MELVINDALE – Animal rights activists were outside the Civic Center on Monday to protest a circus group’s treatment of large animals ranging from tigers to two African elephants.

Florida-based Circus Pages puts on 90-minute circus shows across the country throughout the year. The organization was in Wyandotte last month and at the Melvindale Civic Center, 4300 S. Dearborn St., on Monday.

However, wherever the group takes its show, different protestors and activists seem to follow. Three activists attempted to block the doorway at the Wyandotte show June 19 before moving and then fleeing before police arrived at the scene.

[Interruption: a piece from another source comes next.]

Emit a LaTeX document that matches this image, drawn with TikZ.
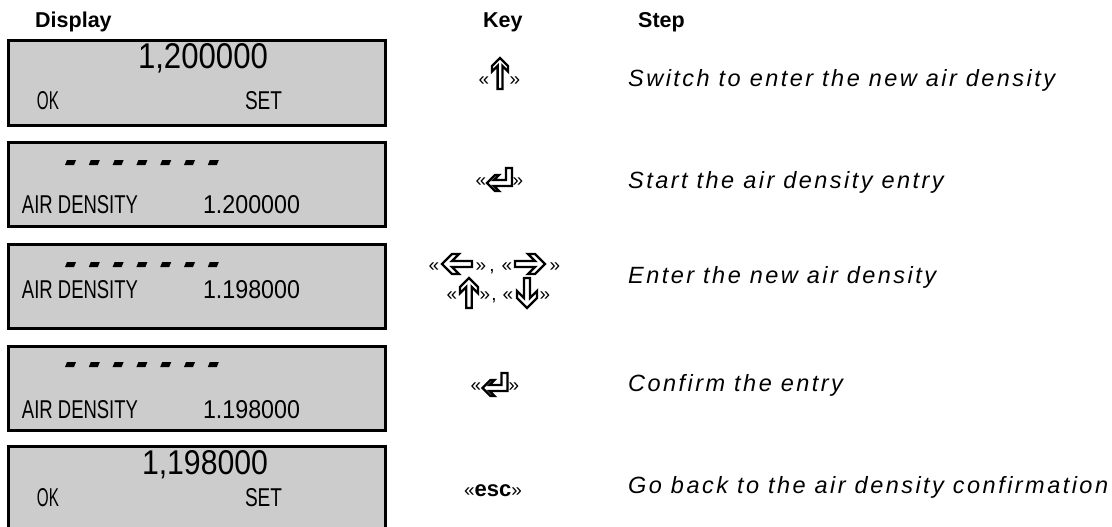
\documentclass[tikz,border=0pt]{standalone}
\usepackage{fontspec}
\setmainfont{Liberation Sans}
\newfontfamily\stepfont[LetterSpace=10.5]{Liberation Sans}
\newfontfamily\lcdfont{Liberation Sans}
\definecolor{lcdgray}{RGB}{204,204,204}
\newcommand{\lcd}[3]{\resizebox{#1pt}{#2pt}{\lcdfont #3}}
\newcommand{\keyarrow}[4]{%
  \begin{scope}[shift={#1}, rotate=#2]
    \draw[keyline] ({-#3/2},{0.3*#4}) -- ({#3/2-#4},{0.3*#4}) -- ({#3/2-1.7*#4},{#4})
      -- ({#3/2-#4},{#4}) -- ({#3/2},0) -- ({#3/2-#4},{-#4}) -- ({#3/2-1.7*#4},{-#4})
      -- ({#3/2-#4},{-0.3*#4}) -- ({-#3/2},{-0.3*#4}) -- cycle;
  \end{scope}}
\newcommand{\enterkey}[1]{%
  \begin{scope}[shift={#1}]
    \draw[keyline] (-12.5,4) -- (-4.5,-4) -- (-0.5,-4) -- (-5.5,1) -- (6.5,1) -- (6.5,-11)
      -- (12.5,-11) -- (12.5,7) -- (-5.5,7) -- (-0.5,12) -- (-4.5,12) -- cycle;
  \end{scope}}
\newcommand{\dashrow}[1]{%
  \foreach \i in {0,...,6} {\fill ({65+23.8*\i},#1) -- ++(9,0) -- ++(2,-5) -- ++(-9,0) -- cycle;}}
\tikzset{
  disp/.style={draw=black, line width=3pt, fill=lcdgray, anchor=north west,
    minimum width=377pt, minimum height=84pt, inner sep=0pt},
  lcdtxt/.style={anchor=base west, inner sep=0pt, outer sep=0pt},
  head/.style={anchor=base west, inner sep=0pt, font=\fontsize{21.5}{25}\selectfont\bfseries},
  steptxt/.style={anchor=base west, inner sep=0pt, font=\stepfont\fontsize{23.5}{28}\selectfont\itshape},
  guil/.style={anchor=base, inner sep=0pt, font=\fontsize{19}{22}\selectfont},
  keyline/.style={draw=black, line width=2.3pt, line join=miter},
}
\begin{document}
\begin{tikzpicture}[x=1pt,y=-1pt]
\useasboundingbox (0,0) rectangle (1112,527);
% headers
\node[head] (hdisp) at (35,28) {Display};
\node[head] (hkey) at (483,28) {Key};
\node[head] (hstep) at (638,28) {Step};
% display boxes
\node[disp] (d1) at (6.5,39.5) {};
\node[disp] (d2) at (6.5,140.5) {};
\node[disp] (d3) at (6.5,242.5) {};
\node[disp] (d4) at (6.5,344.5) {};
\node[disp] (d5) at (6.5,444.5) {};
% box 1
\node[lcdtxt] (t1a) at (138,68) {\lcd{130}{25}{1,200000}};
\node[lcdtxt] (t1b) at (37,110) {\lcd{22}{18}{OK}};
\node[lcdtxt] (t1c) at (245,110) {\lcd{37}{18}{SET}};
% box 2
\dashrow{165}
\node[lcdtxt] (t2a) at (22,213) {\lcd{116}{18}{AIR DENSITY}};
\node[lcdtxt] (t2b) at (203,213) {\lcd{97}{18}{1.200000}};
% box 3
\dashrow{267}
\node[lcdtxt] (t3a) at (22,298) {\lcd{116}{18}{AIR DENSITY}};
\node[lcdtxt] (t3b) at (203,298) {\lcd{97}{18}{1.198000}};
% box 4
\dashrow{367}
\node[lcdtxt] (t4a) at (22,418) {\lcd{116}{18}{AIR DENSITY}};
\node[lcdtxt] (t4b) at (203,418) {\lcd{97}{18}{1.198000}};
% box 5
\node[lcdtxt] (t5a) at (142,474) {\lcd{126}{24}{1,198000}};
\node[lcdtxt] (t5b) at (37,506) {\lcd{22}{18}{OK}};
\node[lcdtxt] (t5c) at (245,506) {\lcd{37}{18}{SET}};
% keys row 1
\node[guil] (k1a) at (484,85) {«};
\keyarrow{(500,73.5)}{90}{31}{8}
\node[guil] (k1b) at (515,85) {»};
% keys row 2
\node[guil] (k2a) at (481,186) {«};
\enterkey{(499.5,179)}
\node[guil] (k2b) at (518,186) {»};
% keys row 3 line 1
\node[guil] (k3a) at (434,271) {«};
\keyarrow{(457,264)}{180}{30}{10}
\node[guil] (k3b) at (481,271) {»};
\node[guil] (k3c) at (492,271) {,};
\node[guil] (k3d) at (507,271) {«};
\keyarrow{(530,264)}{0}{30}{10}
\node[guil] (k3e) at (555,271) {»};
% keys row 3 line 2
\node[guil] (k3f) at (452,300) {«};
\keyarrow{(469,293)}{90}{30}{9}
\node[guil] (k3g) at (485,300) {»};
\node[guil] (k3h) at (494,300) {,};
\node[guil] (k3i) at (508,300) {«};
\keyarrow{(527,293)}{-90}{30}{10}
\node[guil] (k3j) at (545,300) {»};
% keys row 4
\node[guil] (k4a) at (476,391) {«};
\enterkey{(495,384)}
\node[guil] (k4b) at (514,391) {»};
% keys row 5
\node[guil] (k5) at (493,496) {«\fontsize{22}{26}\selectfont\textbf{esc}\fontsize{19}{22}\selectfont»};
% steps
\node[steptxt] (s1) at (628,87) {Switch to enter the new air density};
\node[steptxt] (s2) at (628,188) {Start the air density entry};
\node[steptxt] (s3) at (628,283) {Enter the new air density};
\node[steptxt] (s4) at (628,391) {Confirm the entry};
\node[steptxt] (s5) at (628,493) {Go back to the air density confirmation};
\end{tikzpicture}
\end{document}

At the Melvindale show, a month-old nonprofit group called the Detroit Coalition for Animal Rights and Equality held its first protest outside the Civic Center based on the multiple U.S. Department of Agriculture citations Circus Pages has received from 1992 to 2007 for treatment of its animals and lack of proper veterinary records.

“It started two months ago, but took full effect a month ago when volunteers were first recruited and protests and boycotts were planned,” said lifelong activist and Detroit CARE founder Nate German, who uses the name N. Brant in his group’s business dealings. “The two main things are probably they don’t have proof of any veterinary records since 1994, and the Animal Welfare Act has accused them of not giving (their animals) enough room or feeding them enough food, or the right food.

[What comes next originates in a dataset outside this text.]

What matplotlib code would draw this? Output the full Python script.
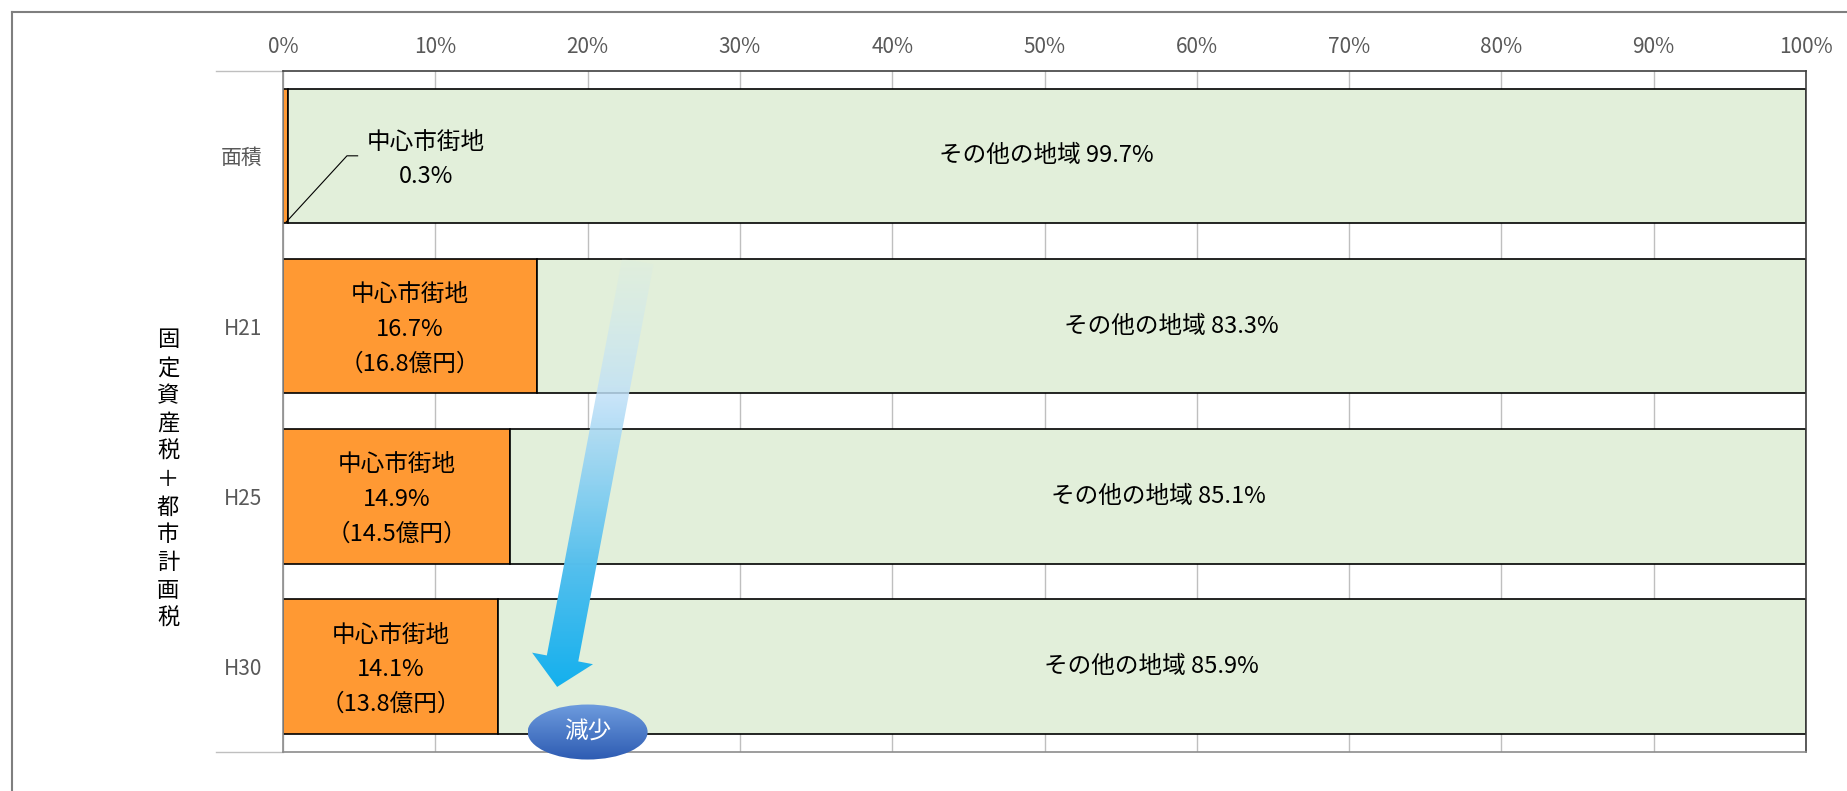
import numpy as np
import matplotlib.pyplot as plt
from matplotlib.lines import Line2D
from matplotlib.patches import Polygon, Ellipse

plt.rcParams['font.family'] = ['Noto Sans CJK JP', 'DejaVu Sans']
NUM_FONT = ['Liberation Sans Narrow', 'Noto Sans CJK JP', 'DejaVu Sans']

# data
categories = ['面積', 'H21', 'H25', 'H30']
center_share = [0.3, 16.7, 14.9, 14.1]      # 中心市街地 (%)
other_share = [99.7, 83.3, 85.1, 85.9]      # その他の地域 (%)
center_amount = [None, 16.8, 14.5, 13.8]    # 億円
group_label = '固定資産税＋都市計画税'
xticks = list(range(0, 101, 10))

W, H = 1847, 791
fig = plt.figure(figsize=(W / 100, H / 100), dpi=100)
ax = fig.add_axes([283 / W, 1 - 751.6 / H, (1806 - 283) / W, (751.6 - 70.7) / H])

y = np.arange(len(categories))
ax.barh(y, center_share, height=0.79, color='#FF9933', edgecolor='black', linewidth=1.2, zorder=2)
ax.barh(y, other_share, left=center_share, height=0.79, color='#E2EFDA',
        edgecolor='black', linewidth=1.2, zorder=2)

ax.set_xlim(0, 100)
ax.set_ylim(len(categories) - 0.5, -0.5)
ax.set_autoscale_on(False)
ax.xaxis.tick_top()
ax.set_xticks(xticks)
ax.set_xticklabels([f'{v}%' for v in xticks], family=NUM_FONT)
ax.set_yticks(y)
ax.set_yticklabels(categories, family=NUM_FONT)
ax.tick_params(axis='x', length=0, pad=9, labelsize=15, colors='#595959')
ax.tick_params(axis='y', length=0, pad=15, labelsize=15, colors='#595959')
ax.xaxis.grid(True, color='#BFBFBF', linewidth=1)
ax.set_axisbelow(True)
for side, col in [('top', '#404040'), ('right', '#404040'), ('left', '#8C8C8C'), ('bottom', '#8C8C8C')]:
    ax.spines[side].set_color(col)
    ax.spines[side].set_linewidth(1.2)

# category separators extending left
for yy in (-0.5, len(categories) - 0.5):
    ax.plot([-4.4, 0], [yy, yy], color='#BFBFBF', lw=1, clip_on=False)

# labels
lab = dict(ha='center', va='center', fontsize=17, family=NUM_FONT, zorder=5)
for i in range(len(categories)):
    ax.text(center_share[i] + other_share[i] / 2, i, f'その他の地域 {other_share[i]}%', **lab)
    if center_amount[i] is not None:
        ax.text(center_share[i] / 2, i + 0.02,
                f'中心市街地\n{center_share[i]}%\n（{center_amount[i]}億円）',
                linespacing=1.65, **lab)

ax.text(9.4, 0.02, f'中心市街地\n{center_share[0]}%', linespacing=1.6, **lab)
ax.plot([0.2, 4.2, 4.9], [0.39, 0.0, 0.0], color='black', lw=0.8, zorder=5)

ax.text(-7.55, 1.9, '\n'.join(group_label), ha='center', va='center',
        fontsize=16, linespacing=1.27, clip_on=False)

# outer frame
fig.add_artist(Line2D([12 / W, 12 / W], [0, 1 - 12 / H], color='#7F7F7F', lw=1.5))
fig.add_artist(Line2D([12 / W, 1], [1 - 12 / H, 1 - 12 / H], color='#7F7F7F', lw=1.5))

# overlay in pixel coordinates for the decorations
ov = fig.add_axes([0, 0, 1, 1])
ov.set_xlim(0, W)
ov.set_ylim(0, H)
ov.axis('off')
ov.patch.set_alpha(0)

# gradient arrow
ps = ax.transData.transform((23.3, 0.62))
pt = ax.transData.transform((18.0, 3.12))
u = (pt - ps) / np.hypot(*(pt - ps))
nrm = np.array([-u[1], u[0]])
hw, HW, hl = 16, 31, 29
base = pt - u * hl
verts = [ps + nrm * hw, base + nrm * hw, base + nrm * HW, pt,
         base - nrm * HW, base - nrm * hw, ps - nrm * hw]
arrow = Polygon(verts, closed=True, fc='none', ec='none')
ov.add_patch(arrow)
stops_t = [0.0, 0.32, 0.72, 1.0]
stops_c = [(0.80, 0.91, 0.96), (0.75, 0.88, 0.97), (0.33, 0.75, 0.93), (0.08, 0.69, 0.93)]
stops_a = [0.08, 0.85, 1.0, 1.0]
t = np.linspace(0, 1, 256)
grad = np.zeros((256, 1, 4))
for ch in range(3):
    grad[:, 0, ch] = np.interp(t, stops_t, [c[ch] for c in stops_c])
grad[:, 0, 3] = np.interp(t, stops_t, stops_a)
vx = [v[0] for v in verts]
vy = [v[1] for v in verts]
im = ov.imshow(grad, extent=(min(vx), max(vx), min(vy), max(vy)), origin='upper',
               aspect='auto', interpolation='bilinear', zorder=6)
im.set_clip_path(arrow)

# 減少 ellipse
ec = ax.transData.transform((20.0, 3.385))
ell = Ellipse(ec, 120, 55, fc='none', ec='none')
ov.add_patch(ell)
eg = np.zeros((64, 1, 3))
top = np.array([0.43, 0.61, 0.87])
bot = np.array([0.18, 0.36, 0.70])
for k in range(64):
    eg[k, 0] = top + (bot - top) * k / 63
im2 = ov.imshow(eg, extent=(ec[0] - 60, ec[0] + 60, ec[1] - 28, ec[1] + 28), origin='upper',
                aspect='auto', interpolation='bilinear', zorder=7)
im2.set_clip_path(ell)
ov.text(ec[0], ec[1], '減少', color='white', fontsize=17,
        ha='center', va='center', zorder=8)
ov.set_xlim(0, W)
ov.set_ylim(0, H)

fig.savefig('out.png', dpi=100)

“I just want you to know what they’ve been through, and maybe you’ll think about going again, because going again, because they come every year.”

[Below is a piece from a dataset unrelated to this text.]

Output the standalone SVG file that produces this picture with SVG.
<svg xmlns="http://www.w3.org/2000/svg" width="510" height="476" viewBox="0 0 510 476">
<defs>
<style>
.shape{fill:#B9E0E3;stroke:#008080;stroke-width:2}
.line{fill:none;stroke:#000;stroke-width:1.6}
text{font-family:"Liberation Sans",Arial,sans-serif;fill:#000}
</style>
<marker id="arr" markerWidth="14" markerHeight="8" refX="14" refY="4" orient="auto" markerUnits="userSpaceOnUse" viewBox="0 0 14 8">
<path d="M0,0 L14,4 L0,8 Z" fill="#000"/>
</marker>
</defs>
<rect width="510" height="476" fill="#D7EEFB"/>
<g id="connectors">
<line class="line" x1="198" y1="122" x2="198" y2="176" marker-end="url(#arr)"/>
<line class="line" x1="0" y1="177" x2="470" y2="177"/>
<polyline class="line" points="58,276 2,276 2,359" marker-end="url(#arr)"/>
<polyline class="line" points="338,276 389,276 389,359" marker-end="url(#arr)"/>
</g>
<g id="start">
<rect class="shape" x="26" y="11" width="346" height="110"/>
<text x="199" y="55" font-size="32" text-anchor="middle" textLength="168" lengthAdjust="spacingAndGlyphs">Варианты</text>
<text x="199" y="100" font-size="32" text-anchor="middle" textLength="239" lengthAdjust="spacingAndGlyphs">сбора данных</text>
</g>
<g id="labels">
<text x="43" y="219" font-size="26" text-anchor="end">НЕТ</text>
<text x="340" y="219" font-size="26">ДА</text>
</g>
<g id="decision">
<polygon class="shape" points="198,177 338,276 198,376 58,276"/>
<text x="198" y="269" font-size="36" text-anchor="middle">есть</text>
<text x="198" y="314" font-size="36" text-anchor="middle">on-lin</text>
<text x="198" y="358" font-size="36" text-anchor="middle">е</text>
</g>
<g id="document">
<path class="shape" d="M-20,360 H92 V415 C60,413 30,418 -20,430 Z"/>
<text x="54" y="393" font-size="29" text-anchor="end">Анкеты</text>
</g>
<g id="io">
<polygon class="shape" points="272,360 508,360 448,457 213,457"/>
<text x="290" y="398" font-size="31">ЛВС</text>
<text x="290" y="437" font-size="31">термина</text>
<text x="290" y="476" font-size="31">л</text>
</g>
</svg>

German said his new organization had just six activists at the event from 3 to 8 p.m. to demonstrate outside the 4:30 and 7:30 p.m. shows, but more people were planning to come protest until a police presence forced the group to move across the street.

“Considering this was our first protest, not many people were there,” German said. “As soon as word hit the police were there, people decided they were not going to come. We just had to move across the street so we weren’t on the property.
The whole goal of the organization is positive activism, not (negative demonstrations like People for the Ethical Treatment of Animals). The ringmaster came out and started badmouthing us because he thought we were PETA.”

With about 25 members after one month of recruiting, German hopes Detroit CARE can grow to the point where it has paid employees. He has set up a blog ( for the group and is in the process of creating a Website.

He said he created the group because animal rights activists have been taking the wrong approach.

“My whole life, I’ve been an animal rights activist, and I’ve always believed they’ve done it the wrong way,” German said, citing extremists who throw paint on fur coats or lay naked in the street. “The best way to do it is literature and peaceful protests.”

Because it didn’t have a solicitor’s license, German said his group could only hand out informational pamphlets to people who asked. He said the event went “pretty smoothly.” Despite insults from some passers-by, he said others were genuinely interested in hearing the group’s message.

“It was a very simple protest. Some things were victories, others were embarrassing,” German said. “They had a Siberian tiger that was in a cage so small it couldn’t turn around.”

Circus manager Jorge Page acknowledged the protestors, but didn’t respond to multiple questions regarding his circus’s veterinary care, stating only that his paperwork was in order if authorities need it.

“I know they were there, but I just work in the back and do my thing,” he said.

Melvindale Senior/Recreation Coordinator Ryan Massolia said protestors at the circus are common whenever it comes to town, but didn’t see any problems with Circus Pages’ arrangement last week.

“They’re here usually every year and do a show; one day with two shows,” he said. “They’re very clean and organized and they do their setup in the morning and they’re gone the next day.

“It was really cool. They do a very nice show; nice people.”